Begin with the first line of the material and copy each line word for word through the line that contains "ax = fig.add_axes([95"; the pictures are left out.
— start —
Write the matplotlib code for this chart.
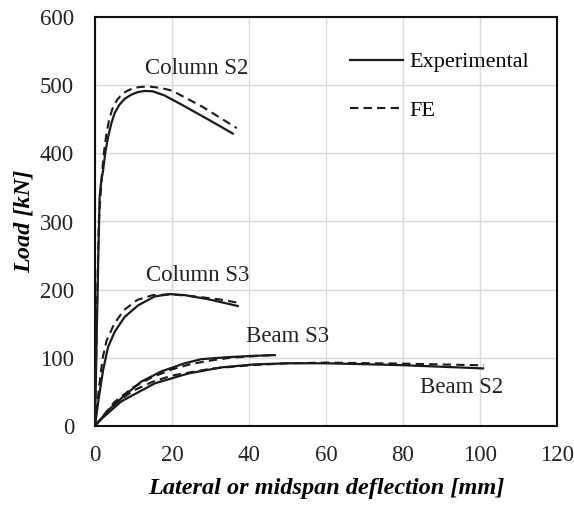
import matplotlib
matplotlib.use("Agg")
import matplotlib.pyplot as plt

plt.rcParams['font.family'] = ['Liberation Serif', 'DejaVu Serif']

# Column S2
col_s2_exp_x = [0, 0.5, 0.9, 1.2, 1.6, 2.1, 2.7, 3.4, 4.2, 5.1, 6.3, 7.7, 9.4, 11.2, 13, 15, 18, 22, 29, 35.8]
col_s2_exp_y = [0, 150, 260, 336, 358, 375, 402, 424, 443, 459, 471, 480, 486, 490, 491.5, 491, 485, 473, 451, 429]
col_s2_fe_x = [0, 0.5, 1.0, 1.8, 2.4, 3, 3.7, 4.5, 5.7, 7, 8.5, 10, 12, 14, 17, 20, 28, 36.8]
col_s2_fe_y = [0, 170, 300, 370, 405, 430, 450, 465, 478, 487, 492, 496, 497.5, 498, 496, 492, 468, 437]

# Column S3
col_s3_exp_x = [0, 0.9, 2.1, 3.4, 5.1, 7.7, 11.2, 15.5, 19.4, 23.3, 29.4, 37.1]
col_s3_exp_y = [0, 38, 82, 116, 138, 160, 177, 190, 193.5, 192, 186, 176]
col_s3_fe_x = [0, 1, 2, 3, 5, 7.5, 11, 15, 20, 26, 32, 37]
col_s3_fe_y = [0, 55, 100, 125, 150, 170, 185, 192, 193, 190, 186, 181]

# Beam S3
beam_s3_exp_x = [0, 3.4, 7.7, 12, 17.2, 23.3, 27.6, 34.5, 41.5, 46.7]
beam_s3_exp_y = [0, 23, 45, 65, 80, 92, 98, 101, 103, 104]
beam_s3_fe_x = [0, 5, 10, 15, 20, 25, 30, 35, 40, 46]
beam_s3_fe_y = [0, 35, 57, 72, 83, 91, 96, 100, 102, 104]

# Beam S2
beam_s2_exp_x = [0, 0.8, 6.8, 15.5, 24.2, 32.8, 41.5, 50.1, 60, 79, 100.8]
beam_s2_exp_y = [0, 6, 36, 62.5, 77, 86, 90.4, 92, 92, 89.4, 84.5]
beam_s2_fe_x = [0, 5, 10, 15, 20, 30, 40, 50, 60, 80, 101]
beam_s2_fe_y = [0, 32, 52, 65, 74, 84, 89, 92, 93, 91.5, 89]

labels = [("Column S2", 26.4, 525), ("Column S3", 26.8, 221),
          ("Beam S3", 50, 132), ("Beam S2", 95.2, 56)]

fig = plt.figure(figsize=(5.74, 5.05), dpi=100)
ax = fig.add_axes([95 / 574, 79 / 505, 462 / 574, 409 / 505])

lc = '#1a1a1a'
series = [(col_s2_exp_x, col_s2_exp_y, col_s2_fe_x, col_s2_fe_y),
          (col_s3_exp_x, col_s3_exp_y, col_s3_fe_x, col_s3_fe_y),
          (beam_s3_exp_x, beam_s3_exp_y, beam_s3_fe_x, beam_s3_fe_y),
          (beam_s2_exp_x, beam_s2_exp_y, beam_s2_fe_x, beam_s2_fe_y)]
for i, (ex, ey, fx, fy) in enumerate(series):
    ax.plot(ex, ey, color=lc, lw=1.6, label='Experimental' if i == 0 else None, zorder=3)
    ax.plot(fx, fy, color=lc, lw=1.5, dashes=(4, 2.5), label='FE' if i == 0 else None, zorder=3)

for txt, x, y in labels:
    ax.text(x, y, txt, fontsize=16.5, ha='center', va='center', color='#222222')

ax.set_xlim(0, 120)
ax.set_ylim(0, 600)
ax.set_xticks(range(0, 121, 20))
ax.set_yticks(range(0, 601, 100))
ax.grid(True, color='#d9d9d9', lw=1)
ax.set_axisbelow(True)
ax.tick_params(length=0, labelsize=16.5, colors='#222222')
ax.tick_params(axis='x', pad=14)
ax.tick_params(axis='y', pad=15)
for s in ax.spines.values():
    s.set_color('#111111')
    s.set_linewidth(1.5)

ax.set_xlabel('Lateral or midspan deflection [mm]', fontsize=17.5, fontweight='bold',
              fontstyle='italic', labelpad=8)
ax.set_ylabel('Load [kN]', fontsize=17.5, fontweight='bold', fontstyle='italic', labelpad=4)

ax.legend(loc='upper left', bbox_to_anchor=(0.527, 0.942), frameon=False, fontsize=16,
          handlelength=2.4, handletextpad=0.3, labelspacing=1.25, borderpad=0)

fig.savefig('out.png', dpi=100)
— end —
IN RESPONSE
Write the matplotlib code for this chart.
import matplotlib
matplotlib.use("Agg")
import matplotlib.pyplot as plt

plt.rcParams['font.family'] = ['Liberation Serif', 'DejaVu Serif']

# Column S2
col_s2_exp_x = [0, 0.5, 0.9, 1.2, 1.6, 2.1, 2.7, 3.4, 4.2, 5.1, 6.3, 7.7, 9.4, 11.2, 13, 15, 18, 22, 29, 35.8]
col_s2_exp_y = [0, 150, 260, 336, 358, 375, 402, 424, 443, 459, 471, 480, 486, 490, 491.5, 491, 485, 473, 451, 429]
col_s2_fe_x = [0, 0.5, 1.0, 1.8, 2.4, 3, 3.7, 4.5, 5.7, 7, 8.5, 10, 12, 14, 17, 20, 28, 36.8]
col_s2_fe_y = [0, 170, 300, 370, 405, 430, 450, 465, 478, 487, 492, 496, 497.5, 498, 496, 492, 468, 437]

# Column S3
col_s3_exp_x = [0, 0.9, 2.1, 3.4, 5.1, 7.7, 11.2, 15.5, 19.4, 23.3, 29.4, 37.1]
col_s3_exp_y = [0, 38, 82, 116, 138, 160, 177, 190, 193.5, 192, 186, 176]
col_s3_fe_x = [0, 1, 2, 3, 5, 7.5, 11, 15, 20, 26, 32, 37]
col_s3_fe_y = [0, 55, 100, 125, 150, 170, 185, 192, 193, 190, 186, 181]

# Beam S3
beam_s3_exp_x = [0, 3.4, 7.7, 12, 17.2, 23.3, 27.6, 34.5, 41.5, 46.7]
beam_s3_exp_y = [0, 23, 45, 65, 80, 92, 98, 101, 103, 104]
beam_s3_fe_x = [0, 5, 10, 15, 20, 25, 30, 35, 40, 46]
beam_s3_fe_y = [0, 35, 57, 72, 83, 91, 96, 100, 102, 104]

# Beam S2
beam_s2_exp_x = [0, 0.8, 6.8, 15.5, 24.2, 32.8, 41.5, 50.1, 60, 79, 100.8]
beam_s2_exp_y = [0, 6, 36, 62.5, 77, 86, 90.4, 92, 92, 89.4, 84.5]
beam_s2_fe_x = [0, 5, 10, 15, 20, 30, 40, 50, 60, 80, 101]
beam_s2_fe_y = [0, 32, 52, 65, 74, 84, 89, 92, 93, 91.5, 89]

labels = [("Column S2", 26.4, 525), ("Column S3", 26.8, 221),
          ("Beam S3", 50, 132), ("Beam S2", 95.2, 56)]

fig = plt.figure(figsize=(5.74, 5.05), dpi=100)
ax = fig.add_axes([95 / 574, 79 / 505, 462 / 574, 409 / 505])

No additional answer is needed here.